■ Exercise details
Reproduce the listing exactly, with no pictures in your copy.

***** Source material

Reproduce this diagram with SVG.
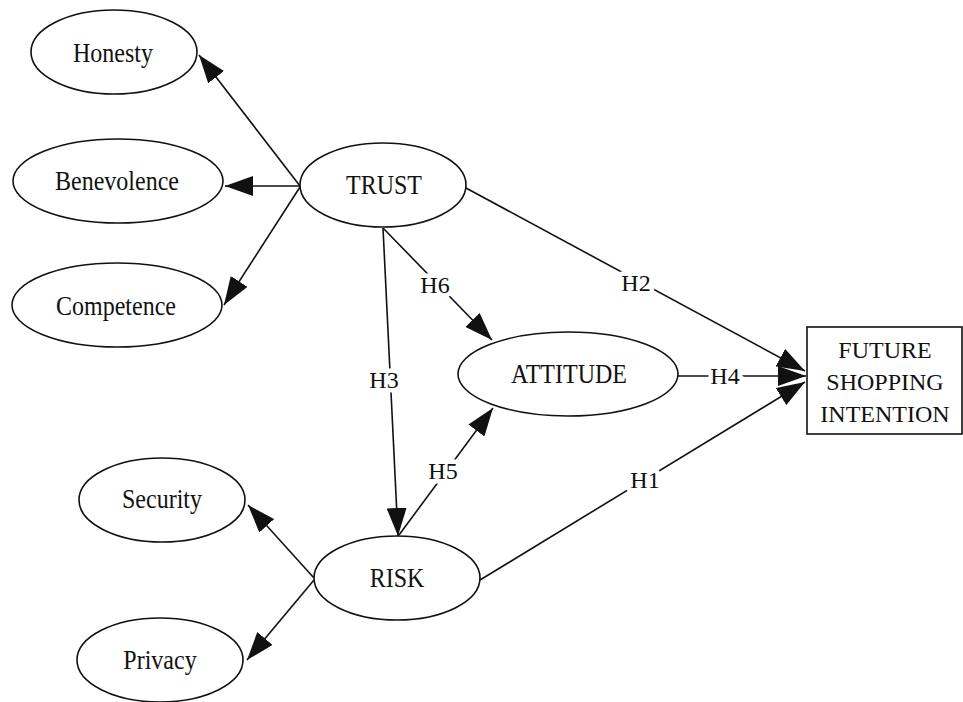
<svg xmlns="http://www.w3.org/2000/svg" width="963" height="702" viewBox="0 0 963 702">
<style>
.n{fill:#fff;stroke:#111;stroke-width:1.6}
.t{font-family:"Liberation Serif","Times New Roman",serif;font-size:24px;fill:#111;text-anchor:middle}
.e{stroke:#111;stroke-width:1.6;fill:none;marker-end:url(#ah)}
.l{font-family:"Liberation Serif","Times New Roman",serif;font-size:24px;fill:#111;text-anchor:middle;paint-order:stroke;stroke:#fff;stroke-width:9px;stroke-linejoin:round}
</style>
<defs>
<marker id="ah" viewBox="0 0 28 20" refX="28" refY="10" markerWidth="28" markerHeight="20" markerUnits="userSpaceOnUse" orient="auto">
<path d="M0,0 L28,10 L0,20 z" fill="#111"/>
</marker>
</defs>
<rect width="963" height="702" fill="#fff"/>
<g id="connectors">
<line class="e" x1="300" y1="186" x2="199" y2="55"/>
<line class="e" x1="300" y1="186" x2="225" y2="186"/>
<line class="e" x1="300" y1="187" x2="224" y2="305"/>
<line class="e" x1="314" y1="578" x2="248" y2="505"/>
<line class="e" x1="314" y1="580" x2="247" y2="660"/>
<line class="e" x1="383" y1="228" x2="398" y2="536"/>
<line class="e" x1="383" y1="228" x2="492" y2="340"/>
<line class="e" x1="466" y1="188" x2="805" y2="371"/>
<line class="e" x1="678" y1="376" x2="806" y2="376"/>
<line class="e" x1="480" y1="580" x2="805" y2="382"/>
<line class="e" x1="399" y1="535" x2="493" y2="408"/>
<text class="l" x="384" y="388">H3</text>
<text class="l" x="435" y="293">H6</text>
<text class="l" x="636" y="291">H2</text>
<text class="l" x="725" y="384">H4</text>
<text class="l" x="443" y="479">H5</text>
<text class="l" x="645" y="488">H1</text>
</g>
<g id="honesty"><ellipse class="n" cx="114" cy="52" rx="83" ry="42"/><text class="t" transform="translate(113,62) scale(1,1.15)">Honesty</text></g>
<g id="benevolence"><ellipse class="n" cx="118" cy="181" rx="105" ry="42"/><text class="t" transform="translate(117,190) scale(1,1.15)">Benevolence</text></g>
<g id="competence"><ellipse class="n" cx="117" cy="305" rx="105" ry="42"/><text class="t" transform="translate(116,315) scale(1,1.15)">Competence</text></g>
<g id="trust"><ellipse class="n" cx="383" cy="185" rx="83" ry="42"/><text class="t" transform="translate(384,194) scale(1,1.15)">TRUST</text></g>
<g id="attitude"><ellipse class="n" cx="568" cy="374" rx="110" ry="42"/><text class="t" transform="translate(569,383) scale(1,1.15)">ATTITUDE</text></g>
<g id="risk"><ellipse class="n" cx="397" cy="578" rx="83" ry="42"/><text class="t" transform="translate(397,587) scale(1,1.15)">RISK</text></g>
<g id="security"><ellipse class="n" cx="162" cy="500" rx="83" ry="42"/><text class="t" transform="translate(162,508) scale(1,1.15)">Security</text></g>
<g id="privacy"><ellipse class="n" cx="160" cy="660" rx="83" ry="42"/><text class="t" transform="translate(160,669) scale(1,1.15)">Privacy</text></g>
<g id="future"><rect class="n" x="807" y="327" width="155" height="107"/>
<text class="t" x="885" y="358">FUTURE</text>
<text class="t" x="885" y="390">SHOPPING</text>
<text class="t" x="885" y="422">INTENTION</text></g>
</svg>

**********

■ Output
Reproduce this diagram with SVG.
<svg xmlns="http://www.w3.org/2000/svg" width="963" height="702" viewBox="0 0 963 702">
<style>
.n{fill:#fff;stroke:#111;stroke-width:1.6}
.t{font-family:"Liberation Serif","Times New Roman",serif;font-size:24px;fill:#111;text-anchor:middle}
.e{stroke:#111;stroke-width:1.6;fill:none;marker-end:url(#ah)}
.l{font-family:"Liberation Serif","Times New Roman",serif;font-size:24px;fill:#111;text-anchor:middle;paint-order:stroke;stroke:#fff;stroke-width:9px;stroke-linejoin:round}
</style>
<defs>
<marker id="ah" viewBox="0 0 28 20" refX="28" refY="10" markerWidth="28" markerHeight="20" markerUnits="userSpaceOnUse" orient="auto">
<path d="M0,0 L28,10 L0,20 z" fill="#111"/>
</marker>
</defs>
<rect width="963" height="702" fill="#fff"/>
<g id="connectors">
<line class="e" x1="300" y1="186" x2="199" y2="55"/>
<line class="e" x1="300" y1="186" x2="225" y2="186"/>
<line class="e" x1="300" y1="187" x2="224" y2="305"/>
<line class="e" x1="314" y1="578" x2="248" y2="505"/>
<line class="e" x1="314" y1="580" x2="247" y2="660"/>
<line class="e" x1="383" y1="228" x2="398" y2="536"/>
<line class="e" x1="383" y1="228" x2="492" y2="340"/>
<line class="e" x1="466" y1="188" x2="805" y2="371"/>
<line class="e" x1="678" y1="376" x2="806" y2="376"/>
<line class="e" x1="480" y1="580" x2="805" y2="382"/>
<line class="e" x1="399" y1="535" x2="493" y2="408"/>
<text class="l" x="384" y="388">H3</text>
<text class="l" x="435" y="293">H6</text>
<text class="l" x="636" y="291">H2</text>
<text class="l" x="725" y="384">H4</text>
<text class="l" x="443" y="479">H5</text>
<text class="l" x="645" y="488">H1</text>
</g>
<g id="honesty"><ellipse class="n" cx="114" cy="52" rx="83" ry="42"/><text class="t" transform="translate(113,62) scale(1,1.15)">Honesty</text></g>
<g id="benevolence"><ellipse class="n" cx="118" cy="181" rx="105" ry="42"/><text class="t" transform="translate(117,190) scale(1,1.15)">Benevolence</text></g>
<g id="competence"><ellipse class="n" cx="117" cy="305" rx="105" ry="42"/><text class="t" transform="translate(116,315) scale(1,1.15)">Competence</text></g>
<g id="trust"><ellipse class="n" cx="383" cy="185" rx="83" ry="42"/><text class="t" transform="translate(384,194) scale(1,1.15)">TRUST</text></g>
<g id="attitude"><ellipse class="n" cx="568" cy="374" rx="110" ry="42"/><text class="t" transform="translate(569,383) scale(1,1.15)">ATTITUDE</text></g>
<g id="risk"><ellipse class="n" cx="397" cy="578" rx="83" ry="42"/><text class="t" transform="translate(397,587) scale(1,1.15)">RISK</text></g>
<g id="security"><ellipse class="n" cx="162" cy="500" rx="83" ry="42"/><text class="t" transform="translate(162,508) scale(1,1.15)">Security</text></g>
<g id="privacy"><ellipse class="n" cx="160" cy="660" rx="83" ry="42"/><text class="t" transform="translate(160,669) scale(1,1.15)">Privacy</text></g>
<g id="future"><rect class="n" x="807" y="327" width="155" height="107"/>
<text class="t" x="885" y="358">FUTURE</text>
<text class="t" x="885" y="390">SHOPPING</text>
<text class="t" x="885" y="422">INTENTION</text></g>
</svg>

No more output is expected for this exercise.